This is one of my favourite lessons – something that I run with pretty much all my classes in some form or another and seems worth sharing. The concept is quite simple: you take a text, butcher it by wrongly inserting linking language and then ask the students which one is the better text. Rather worryingly, I’ve yet to meet a class who didn’t choose the wrong text – normally en masse. That’s my route into a lesson on how there is rather more to coherence and cohesion than “moreover” and “furthermore”.

Rationale
Most students (and a majority of IELTS textbooks) look no further than standard linking words when thinking about cohesion. This exercise (which slightly blurs the lines between coherence and cohesion) encourages them to think of sentence structure and vocabulary choice as equally valid means of linking language and achieving cohesion.It works best as an awareness raising activity:
- linking words have meanings
- “vocabulary” adds to cohesion
- sentence structure/grammar adds to cohesion
Terminology
It some ways this is a very technical lesson and rather than blind with science I tend to present this as a “linking” exercise or an exercise on “coherence and cohesion” and how they can be achieved.

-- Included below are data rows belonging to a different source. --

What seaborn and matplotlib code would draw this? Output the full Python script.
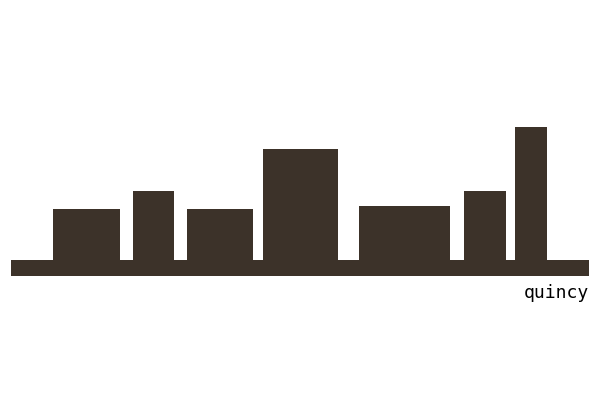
import matplotlib
matplotlib.use("Agg")
import matplotlib.pyplot as plt
import seaborn as sns

# skyline: left edge, width, height of each building (above the ground line)
left = [53, 133, 187, 263, 359, 464, 515]
width = [67, 41, 66, 75, 91, 42, 32]
height = [51, 69, 51, 111, 54, 69, 133]
label = "quincy"

ink = "#3c3229"

sns.set_theme(style="white")
fig = plt.figure(figsize=(6, 4.2), dpi=100)
ax = fig.add_axes([0, 0, 1, 1])

# ground band
ax.bar(11, -16, width=578, bottom=0, align="edge", color=ink, linewidth=0)
# buildings
ax.bar(left, height, width=width, bottom=0, align="edge", color=ink, linewidth=0)

ax.text(589, -24, label, ha="right", va="top", fontsize=13, fontweight="normal",
        family="DejaVu Sans Mono", color="black")

ax.set_xlim(0, 600)
ax.set_ylim(-160, 260)
ax.axis("off")
fig.savefig("out.png", dpi=100)
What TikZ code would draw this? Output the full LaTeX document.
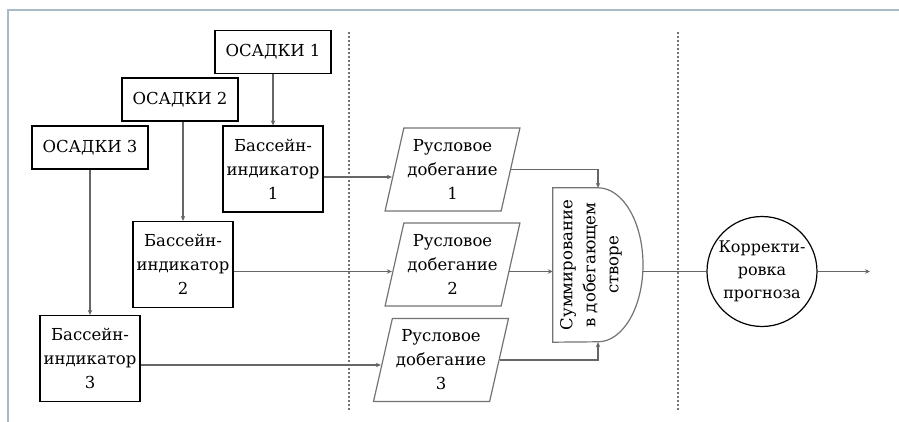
\documentclass[tikz,border=0pt]{standalone}
\usepackage{fontspec}
\setmainfont{DejaVu Serif}
\usetikzlibrary{shapes.geometric,arrows.meta,calc}
\definecolor{framecol}{HTML}{A7BCC7}
\tikzset{>={Stealth[length=5pt,width=4.5pt]},
  plain/.style={draw,line width=1.2pt,align=center,inner sep=1pt,font=\fontsize{16.5}{24}\selectfont},
  osbox/.style={plain,minimum width=116pt,minimum height=43pt},
  basbox/.style={plain,minimum width=100pt,minimum height=86pt},
  ruslbox/.style={plain,draw=black!55,trapezium,trapezium left angle=74,trapezium right angle=106,
    trapezium stretches=true,minimum width=135pt,minimum height=83pt},
  corrbox/.style={plain,circle,inner sep=0pt,minimum size=110pt,font=\fontsize{16}{23}\selectfont},
  link/.style={draw=black!60,line width=1.1pt},
  divline/.style={draw=black!55,line width=1.2pt,dash pattern=on 2pt off 2pt}}

\begin{document}
\begin{tikzpicture}[x=1pt,y=-1pt]
\useasboundingbox (0,0) rectangle (899,422);
\draw[framecol,line width=2pt] (899,10) -- (8,10) -- (8,422);
\draw[divline] (349,32) -- (349,411);
\draw[divline] (678,32) -- (678,411);

\node[osbox] (os1) at (273,52) {ОСАДКИ 1};
\node[osbox] (os2) at (180,99.5) {ОСАДКИ 2};
\node[osbox] (os3) at (90,147.5) {ОСАДКИ 3};
\node[basbox] (bas1) at (273,169) {Бассейн-\\индикатор\\1};
\node[basbox] (bas2) at (183,264.5) {Бассейн-\\индикатор\\2};
\node[basbox] (bas3) at (90,358.5) {Бассейн-\\индикатор\\3};
\node[ruslbox] (rusl1) at (452.5,169.5) {Русловое\\добегание\\1};
\node[ruslbox] (rusl2) at (452.5,264.5) {Русловое\\добегание\\2};
\node[ruslbox] (rusl3) at (441,360) {Русловое\\добегание\\3};
\node[minimum width=90pt,minimum height=154pt,inner sep=0pt] (sum) at (598,265) {};
\draw[draw=black!55,line width=1.2pt] (sum.north west) -- (sum.north)
  arc[start angle=90,end angle=-90,x radius=45pt,y radius=77pt] -- (sum.south west) -- cycle;
\node[rotate=90,align=center,font=\fontsize{16.5}{23}\selectfont] (sumtext) at ($(sum.center)+(-7,0)$)
  {Суммирование\\в добегающем\\створе};
\node[corrbox] (corr) at (762,271.5) {Корректи-\\ровка\\прогноза};

\coordinate (ya) at (0,177);
\coordinate (yb) at (0,271.5);
\coordinate (yc) at (0,365);
\coordinate (out) at (870,271.5);

\draw[link,->] (os1) -- (bas1);
\draw[link,->] (bas2.north |- os2.south) -- (bas2.north);
\draw[link,->] (os3) -- (bas3);
\draw[link,->] (bas1.east |- ya) -- ($(rusl1.west |- ya)+(-2,0)$);
\draw[link,->] (bas2.east |- yb) -- ($(rusl2.west |- yb)+(-2,0)$);
\draw[link,->] (bas3.east |- yc) -- ($(rusl3.west |- yc)+(-1.5,0)$);
\draw[link,->] (rusl1.east) -| (sum.north);
\draw[link,->] ($(rusl2.east |- yb)+(-2,0)$) -- (sum.west |- yb);
\draw[link,->] (rusl3.east) -| (sum.south);
\draw[link] (sum.east |- yb) -- (corr.west);
\draw[link,->] (corr.east) -- (out);
\end{tikzpicture}
\end{document}
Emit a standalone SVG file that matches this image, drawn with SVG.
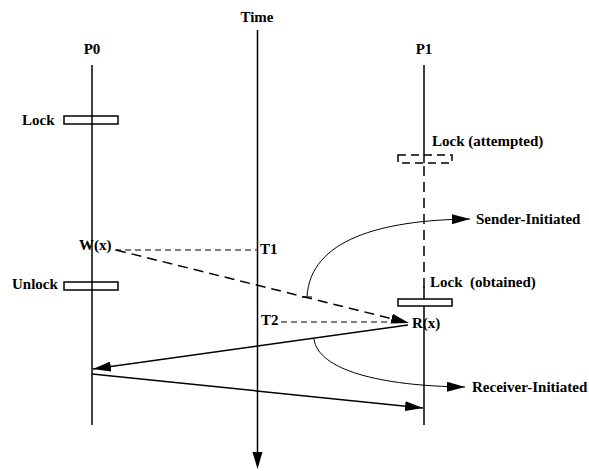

I omit all reference to deictic, anaphoric and exophoric – concepts that I once understood but don’t often feel the need to transmit.
Engagement and pacing
For a fairly technical writing class, it can be surprisingly engaging – especially if/when they fail to choose the correct text to begin with. I tend to keep the pace up, however, and concentrate on awareness raising than in-depth textual analysis.
English examability factor
Is this an IELTS lesson? For me, yes. To write well for IELTS, you need to write well. If that doesn’t work, then it never harms to point out that c and c are 25% of the writing score.